Every line below is to be copied exactly, with the pictures left out.

**Available data**:
· · · ·
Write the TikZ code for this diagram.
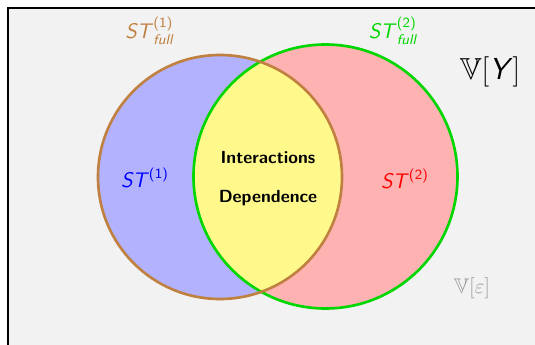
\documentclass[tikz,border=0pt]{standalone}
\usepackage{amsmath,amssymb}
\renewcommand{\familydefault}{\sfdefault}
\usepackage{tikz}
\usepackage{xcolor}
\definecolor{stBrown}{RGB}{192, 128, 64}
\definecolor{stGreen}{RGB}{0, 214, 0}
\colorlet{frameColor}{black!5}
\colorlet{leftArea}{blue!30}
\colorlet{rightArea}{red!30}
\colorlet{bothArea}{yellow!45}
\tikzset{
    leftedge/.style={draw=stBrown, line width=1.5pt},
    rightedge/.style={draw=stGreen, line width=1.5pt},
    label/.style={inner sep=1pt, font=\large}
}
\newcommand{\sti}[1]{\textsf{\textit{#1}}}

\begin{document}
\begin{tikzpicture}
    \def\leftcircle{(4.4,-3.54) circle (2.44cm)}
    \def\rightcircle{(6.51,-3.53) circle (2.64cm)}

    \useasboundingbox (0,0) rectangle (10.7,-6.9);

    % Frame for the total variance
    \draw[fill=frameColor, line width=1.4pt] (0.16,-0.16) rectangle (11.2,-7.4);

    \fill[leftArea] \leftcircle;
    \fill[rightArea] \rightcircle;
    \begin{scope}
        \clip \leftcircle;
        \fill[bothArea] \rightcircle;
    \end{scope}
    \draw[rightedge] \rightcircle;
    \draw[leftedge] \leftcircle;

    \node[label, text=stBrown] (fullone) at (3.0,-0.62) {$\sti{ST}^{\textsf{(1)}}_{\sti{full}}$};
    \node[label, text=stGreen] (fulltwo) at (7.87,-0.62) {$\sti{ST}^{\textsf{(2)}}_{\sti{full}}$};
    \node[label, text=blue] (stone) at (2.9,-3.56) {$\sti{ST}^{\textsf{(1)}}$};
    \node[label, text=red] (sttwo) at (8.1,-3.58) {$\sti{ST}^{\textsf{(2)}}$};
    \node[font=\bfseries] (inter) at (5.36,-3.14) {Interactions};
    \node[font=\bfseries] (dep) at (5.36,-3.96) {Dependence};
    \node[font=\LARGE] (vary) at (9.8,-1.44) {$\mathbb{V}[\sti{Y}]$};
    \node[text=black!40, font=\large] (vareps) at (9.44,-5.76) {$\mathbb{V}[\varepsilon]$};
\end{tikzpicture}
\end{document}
· · · ·
**Answer to the problem**:
Write the TikZ code for this diagram.
\documentclass[tikz,border=0pt]{standalone}
\usepackage{amsmath,amssymb}
\renewcommand{\familydefault}{\sfdefault}
\usepackage{tikz}
\usepackage{xcolor}
\definecolor{stBrown}{RGB}{192, 128, 64}
\definecolor{stGreen}{RGB}{0, 214, 0}
\colorlet{frameColor}{black!5}
\colorlet{leftArea}{blue!30}
\colorlet{rightArea}{red!30}
\colorlet{bothArea}{yellow!45}
\tikzset{
    leftedge/.style={draw=stBrown, line width=1.5pt},
    rightedge/.style={draw=stGreen, line width=1.5pt},
    label/.style={inner sep=1pt, font=\large}
}
\newcommand{\sti}[1]{\textsf{\textit{#1}}}

\begin{document}
\begin{tikzpicture}
    \def\leftcircle{(4.4,-3.54) circle (2.44cm)}
    \def\rightcircle{(6.51,-3.53) circle (2.64cm)}

    \useasboundingbox (0,0) rectangle (10.7,-6.9);

    % Frame for the total variance
    \draw[fill=frameColor, line width=1.4pt] (0.16,-0.16) rectangle (11.2,-7.4);

    \fill[leftArea] \leftcircle;
    \fill[rightArea] \rightcircle;
    \begin{scope}
        \clip \leftcircle;
        \fill[bothArea] \rightcircle;
    \end{scope}
    \draw[rightedge] \rightcircle;
    \draw[leftedge] \leftcircle;

    \node[label, text=stBrown] (fullone) at (3.0,-0.62) {$\sti{ST}^{\textsf{(1)}}_{\sti{full}}$};
    \node[label, text=stGreen] (fulltwo) at (7.87,-0.62) {$\sti{ST}^{\textsf{(2)}}_{\sti{full}}$};
    \node[label, text=blue] (stone) at (2.9,-3.56) {$\sti{ST}^{\textsf{(1)}}$};
    \node[label, text=red] (sttwo) at (8.1,-3.58) {$\sti{ST}^{\textsf{(2)}}$};
    \node[font=\bfseries] (inter) at (5.36,-3.14) {Interactions};
    \node[font=\bfseries] (dep) at (5.36,-3.96) {Dependence};
    \node[font=\LARGE] (vary) at (9.8,-1.44) {$\mathbb{V}[\sti{Y}]$};
    \node[text=black!40, font=\large] (vareps) at (9.44,-5.76) {$\mathbb{V}[\varepsilon]$};
\end{tikzpicture}
\end{document}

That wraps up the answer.